*YOUR OBJECTIVE*
Exclude the pictures, then repeat the remaining data exactly.

*GIVEN DATA*
##########

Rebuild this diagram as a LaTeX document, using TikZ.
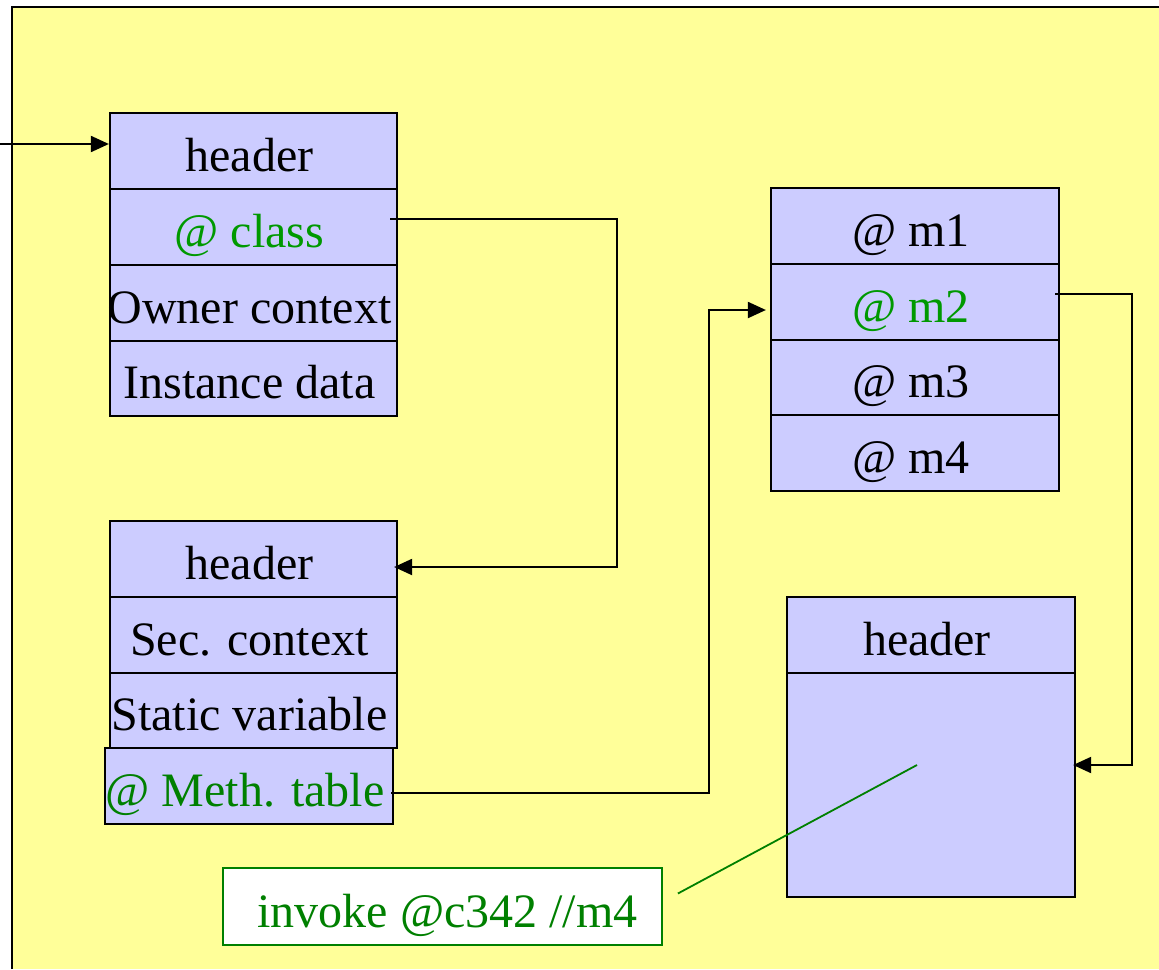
\documentclass[tikz,border=0pt]{standalone}
\usepackage{fontspec}
\setmainfont{Liberation Serif}
\usetikzlibrary{arrows.meta}
\definecolor{paper}{RGB}{255,255,153}
\definecolor{cellblue}{RGB}{204,204,255}
\definecolor{ptrgreen}{RGB}{0,153,0}
\definecolor{darkgreen}{RGB}{0,128,0}
\begin{document}
\begin{tikzpicture}[x=1pt,y=-1pt,
  cell/.style={draw=black, line width=2.2pt, fill=cellblue, inner sep=0pt,
    minimum width=287pt, minimum height=76pt, text height=40pt, text depth=0pt,
    font=\fontsize{48}{56}\selectfont, execute at begin node={\kern-8pt}},
  ptr/.style={text=ptrgreen},
  link/.style={draw=black, line width=2pt, -{Triangle[length=18pt,width=16pt]}},
  note/.style={draw=darkgreen, line width=1.8pt, fill=white, text=darkgreen,
    inner sep=0pt, minimum width=439pt, minimum height=77pt, text height=42pt,
    text depth=0pt, font=\fontsize{48}{56}\selectfont, execute at begin node={\kern10pt}}]
\useasboundingbox (0,0) rectangle (1159,969);

% slide background
\fill[paper] (12,7) rectangle (1159,969);
\draw[line width=2.6pt] (12,969) -- (12,7) -- (1159,7);

% object instance
\node[cell] (oh) at (253.5,151) {header};
\node[cell, ptr] (cls) at (253.5,227) {@ class};
\node[cell] (own) at (253.5,303) {Owner context};
\node[cell, minimum height=75pt] (inst) at (253.5,378.5) {Instance data};

% class object
\node[cell] (ch) at (253.5,559) {header};
\node[cell] (sec) at (253.5,635) {Sec. context};
\node[cell, minimum height=75pt] (stat) at (253.5,710.5) {Static variable};
\node[cell, minimum width=288pt, text=darkgreen] (mt) at (249,786) {@ Meth. table};

% method table
\node[cell, minimum width=288pt] (m1) at (915,226) {@ m1};
\node[cell, minimum width=288pt, ptr] (m2) at (915,302) {@ m2};
\node[cell, minimum width=288pt, minimum height=75pt] (m3) at (915,377.5) {@ m3};
\node[cell, minimum width=288pt] (m4) at (915,453) {@ m4};

% method code object
\node[cell, minimum width=288pt] (ih) at (931,635) {header};
\node[cell, minimum width=288pt, minimum height=224pt] (ib) at (931,785) {};

% call site
\node[note] (inv) at (442.5,906.5) {invoke @c342 //m4};

% references
\coordinate (ref) at (0,144);
\draw[link] (ref) -- ([yshift=7pt]oh.west);
\draw[link] ([xshift=-8pt,yshift=8pt]cls.east) -- ++(227,0) |- ([xshift=-4pt,yshift=-8pt]ch.east);
\draw[link] ([xshift=-3pt,yshift=-7pt]mt.east) -- ++(318,0) |- ([xshift=-4pt,yshift=-8pt]m2.west);
\draw[link] ([xshift=-5pt,yshift=8pt]m2.east) -- ++(77,0) |- ([xshift=-3pt,yshift=20pt]ib.east);
\draw[darkgreen, line width=1.8pt] ([xshift=-14pt,yshift=20pt]ib.center) -- ([xshift=15pt,yshift=13pt]inv.east);
\end{tikzpicture}
\end{document}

##########

*SOLUTION TO THIS PROBLEM*
Rebuild this diagram as a LaTeX document, using TikZ.
\documentclass[tikz,border=0pt]{standalone}
\usepackage{fontspec}
\setmainfont{Liberation Serif}
\usetikzlibrary{arrows.meta}
\definecolor{paper}{RGB}{255,255,153}
\definecolor{cellblue}{RGB}{204,204,255}
\definecolor{ptrgreen}{RGB}{0,153,0}
\definecolor{darkgreen}{RGB}{0,128,0}
\begin{document}
\begin{tikzpicture}[x=1pt,y=-1pt,
  cell/.style={draw=black, line width=2.2pt, fill=cellblue, inner sep=0pt,
    minimum width=287pt, minimum height=76pt, text height=40pt, text depth=0pt,
    font=\fontsize{48}{56}\selectfont, execute at begin node={\kern-8pt}},
  ptr/.style={text=ptrgreen},
  link/.style={draw=black, line width=2pt, -{Triangle[length=18pt,width=16pt]}},
  note/.style={draw=darkgreen, line width=1.8pt, fill=white, text=darkgreen,
    inner sep=0pt, minimum width=439pt, minimum height=77pt, text height=42pt,
    text depth=0pt, font=\fontsize{48}{56}\selectfont, execute at begin node={\kern10pt}}]
\useasboundingbox (0,0) rectangle (1159,969);

% slide background
\fill[paper] (12,7) rectangle (1159,969);
\draw[line width=2.6pt] (12,969) -- (12,7) -- (1159,7);

% object instance
\node[cell] (oh) at (253.5,151) {header};
\node[cell, ptr] (cls) at (253.5,227) {@ class};
\node[cell] (own) at (253.5,303) {Owner context};
\node[cell, minimum height=75pt] (inst) at (253.5,378.5) {Instance data};

% class object
\node[cell] (ch) at (253.5,559) {header};
\node[cell] (sec) at (253.5,635) {Sec. context};
\node[cell, minimum height=75pt] (stat) at (253.5,710.5) {Static variable};
\node[cell, minimum width=288pt, text=darkgreen] (mt) at (249,786) {@ Meth. table};

% method table
\node[cell, minimum width=288pt] (m1) at (915,226) {@ m1};
\node[cell, minimum width=288pt, ptr] (m2) at (915,302) {@ m2};
\node[cell, minimum width=288pt, minimum height=75pt] (m3) at (915,377.5) {@ m3};
\node[cell, minimum width=288pt] (m4) at (915,453) {@ m4};

% method code object
\node[cell, minimum width=288pt] (ih) at (931,635) {header};
\node[cell, minimum width=288pt, minimum height=224pt] (ib) at (931,785) {};

% call site
\node[note] (inv) at (442.5,906.5) {invoke @c342 //m4};

% references
\coordinate (ref) at (0,144);
\draw[link] (ref) -- ([yshift=7pt]oh.west);
\draw[link] ([xshift=-8pt,yshift=8pt]cls.east) -- ++(227,0) |- ([xshift=-4pt,yshift=-8pt]ch.east);
\draw[link] ([xshift=-3pt,yshift=-7pt]mt.east) -- ++(318,0) |- ([xshift=-4pt,yshift=-8pt]m2.west);
\draw[link] ([xshift=-5pt,yshift=8pt]m2.east) -- ++(77,0) |- ([xshift=-3pt,yshift=20pt]ib.east);
\draw[darkgreen, line width=1.8pt] ([xshift=-14pt,yshift=20pt]ib.center) -- ([xshift=15pt,yshift=13pt]inv.east);
\end{tikzpicture}
\end{document}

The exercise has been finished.